▸ SHORT TASK
Identify the lines that contain the string "seaborn", then copy each of them.

▸ DATASET EXTRACT
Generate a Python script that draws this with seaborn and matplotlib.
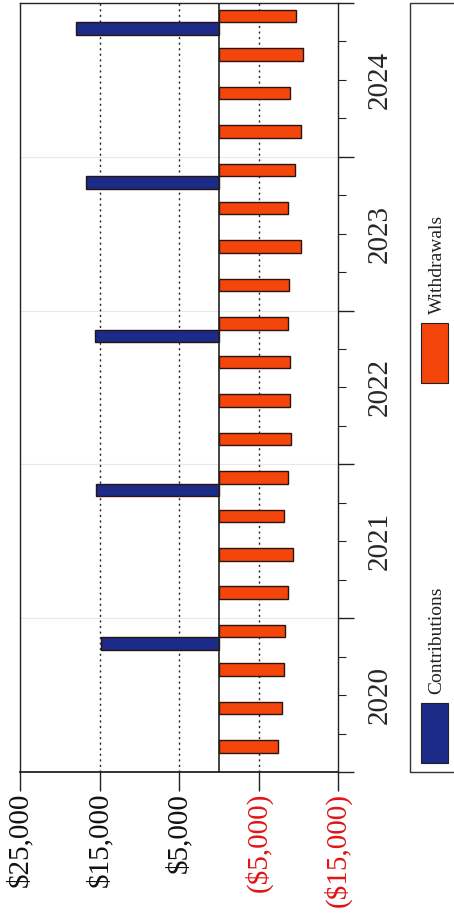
import numpy as np
import pandas as pd
import matplotlib
matplotlib.use('Agg')
import matplotlib.pyplot as plt
import seaborn as sns
from matplotlib.patches import Rectangle

# quarterly cash flows
years = [2020, 2021, 2022, 2023, 2024]
quarters = ['Q1', 'Q2', 'Q3', 'Q4']
series_names = ['Contributions', 'Withdrawals']

# contributions only land in Q4 of each year
contributions = [14750, 15400, 15600, 16700, 17900]
withdrawals = [
    7400, 7900, 8150, 8300,
    8700, 9350, 8250, 8750,
    9100, 8950, 8900, 8650,
    8850, 10400, 8700, 9600,
    10300, 8900, 10650, 9700,
]

value_ticks = [25000, 15000, 5000, -5000, -15000]
value_labels = ['$25,000', '$15,000', '$5,000', '($5,000)', '($15,000)']

blue = '#1c2a88'
orange = '#f4460a'


def build_frame():
    periods = [f'{y} {q}' for y in years for q in quarters]
    rows = []
    for i, p in enumerate(periods):
        if i % 4 == 3:
            rows.append((p, 'Contributions', contributions[i // 4]))
        rows.append((p, 'Withdrawals', -withdrawals[i]))
    return periods, pd.DataFrame(rows, columns=['period', 'series', 'amount'])


periods, df = build_frame()

sns.set_theme(style='white')
plt.rcParams['font.family'] = ['Liberation Serif', 'DejaVu Serif']

fig = plt.figure(figsize=(4.54, 9.14), dpi=100)
ax = fig.add_axes([20 / 454, 1 - 772 / 914, 318 / 454, 769 / 914])

sns.barplot(data=df, x='amount', y='period', hue='series', order=periods,
            hue_order=series_names, palette=[blue, orange], saturation=1,
            orient='h', width=0.65, dodge=True, errorbar=None, legend=False,
            edgecolor='#2a1410', linewidth=1.0, ax=ax, zorder=3)

ax.set_ylim(-0.5, len(periods) - 0.5)
ax.set_xlim(25000, -15000)
ax.set_xlabel('')
ax.set_ylabel('')

# dotted value grid + zero line
for v in value_ticks[1:-1]:
    ax.axvline(v, color='#222222', lw=1.0, ls=(0, (1.5, 2.5)), zorder=1)
ax.axvline(0, color='#222222', lw=1.2, zorder=4)

# faint lines between years
year_bounds = np.arange(-0.5, len(periods), 4)
for b in year_bounds[1:-1]:
    ax.axhline(b, color='#e8e8e8', lw=0.8, zorder=0)

# value axis (bottom, rotated labels)
ax.set_xticks(value_ticks)
ax.set_xticklabels(value_labels, rotation=90)
for lab, v in zip(ax.get_xticklabels(), value_ticks):
    lab.set_color('#e01515' if v < 0 else '#111111')
ax.tick_params(axis='x', bottom=True, direction='out', length=14, width=1,
               color='#222222', pad=1, labelsize=21)

# category axis on the right: year ticks long, quarter ticks short
ax.yaxis.tick_right()
ax.set_yticks(year_bounds)
ax.set_yticklabels([])
ax.set_yticks(np.arange(-0.5, len(periods), 1), minor=True)
ax.tick_params(axis='y', which='major', right=True, left=False, direction='out',
               length=11.5, width=1, color='#222222')
ax.tick_params(axis='y', which='minor', right=True, left=False, direction='out',
               length=5.8, width=0.8, color='#222222')

secax = ax.secondary_yaxis('right')
secax.set_yticks(np.arange(1.5, len(periods), 4))
secax.set_yticklabels([str(y) for y in years], rotation=90, va='center')
secax.tick_params(length=0, pad=21, labelsize=21)
secax.spines['right'].set_visible(False)

for side in ['left', 'top', 'right', 'bottom']:
    ax.spines[side].set_visible(True)
    ax.spines[side].set_color('#222222')
    ax.spines[side].set_linewidth(1.0)
ax.spines['bottom'].set_linewidth(1.3)

# legend drawn by hand since it is rotated with the chart
fig.add_artist(Rectangle((410 / 454, 1 - 772 / 914), 0.2, 769 / 914,
                         transform=fig.transFigure, fill=False,
                         edgecolor='#333333', lw=1.0))
fig.add_artist(Rectangle((421 / 454, 1 - 763 / 914), 27 / 454, 60 / 914,
                         transform=fig.transFigure, facecolor=blue,
                         edgecolor='#222222', lw=0.8))
fig.add_artist(Rectangle((421 / 454, 1 - 383 / 914), 27 / 454, 60 / 914,
                         transform=fig.transFigure, facecolor=orange,
                         edgecolor='#222222', lw=0.8))
fig.text(437 / 454, 1 - 694 / 914, 'Contributions', rotation=90,
         ha='center', va='bottom', fontsize=14, color='#222222')
fig.text(437 / 454, 1 - 314 / 914, 'Withdrawals', rotation=90,
         ha='center', va='bottom', fontsize=14, color='#222222')

fig.savefig('out.png', dpi=100, facecolor='white')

▸ THE RESPONSE
Generate a Python script that draws this with seaborn and matplotlib.
import seaborn as sns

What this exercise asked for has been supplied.